-- begin DATASET ROWS --

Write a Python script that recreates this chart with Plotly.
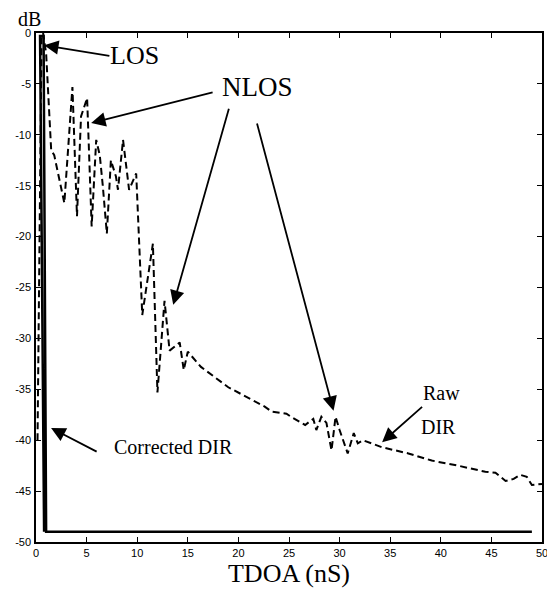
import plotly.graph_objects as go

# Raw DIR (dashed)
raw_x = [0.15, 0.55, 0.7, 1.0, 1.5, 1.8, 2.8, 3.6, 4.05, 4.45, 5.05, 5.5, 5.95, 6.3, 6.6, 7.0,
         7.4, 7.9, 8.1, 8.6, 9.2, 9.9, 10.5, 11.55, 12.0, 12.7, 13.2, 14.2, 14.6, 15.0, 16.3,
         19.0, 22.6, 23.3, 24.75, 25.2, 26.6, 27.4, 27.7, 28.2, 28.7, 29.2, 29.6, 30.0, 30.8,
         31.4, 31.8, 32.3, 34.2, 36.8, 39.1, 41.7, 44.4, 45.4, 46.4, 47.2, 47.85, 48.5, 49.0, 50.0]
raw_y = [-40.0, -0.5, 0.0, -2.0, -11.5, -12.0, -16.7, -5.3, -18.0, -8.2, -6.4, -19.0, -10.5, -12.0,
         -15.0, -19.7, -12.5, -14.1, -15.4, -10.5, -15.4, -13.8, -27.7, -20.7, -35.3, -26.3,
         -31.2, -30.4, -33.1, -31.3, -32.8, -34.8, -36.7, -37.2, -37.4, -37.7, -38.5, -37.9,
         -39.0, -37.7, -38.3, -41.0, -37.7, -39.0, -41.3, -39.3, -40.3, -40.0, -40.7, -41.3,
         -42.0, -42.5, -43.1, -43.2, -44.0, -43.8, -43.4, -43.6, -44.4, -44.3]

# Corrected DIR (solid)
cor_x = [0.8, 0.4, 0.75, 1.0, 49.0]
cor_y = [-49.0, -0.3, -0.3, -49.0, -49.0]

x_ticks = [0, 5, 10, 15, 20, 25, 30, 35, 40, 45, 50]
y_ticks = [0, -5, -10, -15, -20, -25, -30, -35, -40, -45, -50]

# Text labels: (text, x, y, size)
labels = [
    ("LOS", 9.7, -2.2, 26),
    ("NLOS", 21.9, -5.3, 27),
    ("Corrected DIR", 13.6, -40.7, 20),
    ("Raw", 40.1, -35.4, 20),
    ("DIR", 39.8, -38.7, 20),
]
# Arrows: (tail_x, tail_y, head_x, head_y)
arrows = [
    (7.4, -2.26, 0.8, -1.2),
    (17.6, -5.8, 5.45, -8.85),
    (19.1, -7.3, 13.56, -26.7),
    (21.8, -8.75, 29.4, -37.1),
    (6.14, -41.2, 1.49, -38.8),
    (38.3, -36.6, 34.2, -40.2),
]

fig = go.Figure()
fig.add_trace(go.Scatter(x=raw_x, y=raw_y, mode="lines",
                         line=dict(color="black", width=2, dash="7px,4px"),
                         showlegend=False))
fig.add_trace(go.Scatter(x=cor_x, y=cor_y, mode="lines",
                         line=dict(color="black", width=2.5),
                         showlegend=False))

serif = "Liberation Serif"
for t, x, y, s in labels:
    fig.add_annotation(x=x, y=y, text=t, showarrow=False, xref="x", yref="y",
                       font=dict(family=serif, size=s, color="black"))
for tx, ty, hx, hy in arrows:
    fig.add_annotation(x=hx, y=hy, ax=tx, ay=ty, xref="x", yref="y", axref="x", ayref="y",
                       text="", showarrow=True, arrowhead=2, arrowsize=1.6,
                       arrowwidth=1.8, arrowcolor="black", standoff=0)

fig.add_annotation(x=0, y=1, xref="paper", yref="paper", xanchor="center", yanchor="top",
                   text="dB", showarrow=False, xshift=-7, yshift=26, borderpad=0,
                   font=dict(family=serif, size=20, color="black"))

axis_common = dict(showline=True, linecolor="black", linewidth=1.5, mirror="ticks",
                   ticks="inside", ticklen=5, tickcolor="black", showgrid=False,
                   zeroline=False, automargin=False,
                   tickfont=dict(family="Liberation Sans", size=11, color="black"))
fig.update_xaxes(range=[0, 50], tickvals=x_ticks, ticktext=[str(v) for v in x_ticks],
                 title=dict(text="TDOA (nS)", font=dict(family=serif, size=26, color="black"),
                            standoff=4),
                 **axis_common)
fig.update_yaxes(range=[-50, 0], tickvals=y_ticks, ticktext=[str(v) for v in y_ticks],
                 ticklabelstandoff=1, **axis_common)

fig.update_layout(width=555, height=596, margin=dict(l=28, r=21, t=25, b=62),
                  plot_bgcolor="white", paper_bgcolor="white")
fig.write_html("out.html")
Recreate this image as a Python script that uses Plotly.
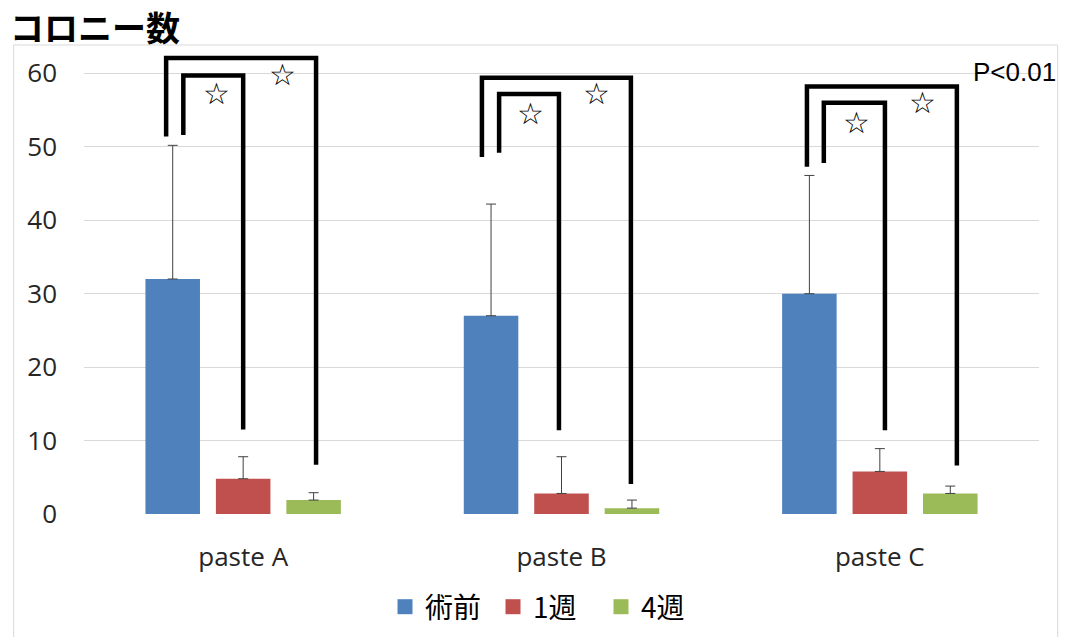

-- end DATASET ROWS --

Would you reproduce the lines above, from the very first through the line containing "import plotly.graph_objects as go", exactly and without the pictures?

Write a Python script that recreates this chart with Plotly.
import plotly.graph_objects as go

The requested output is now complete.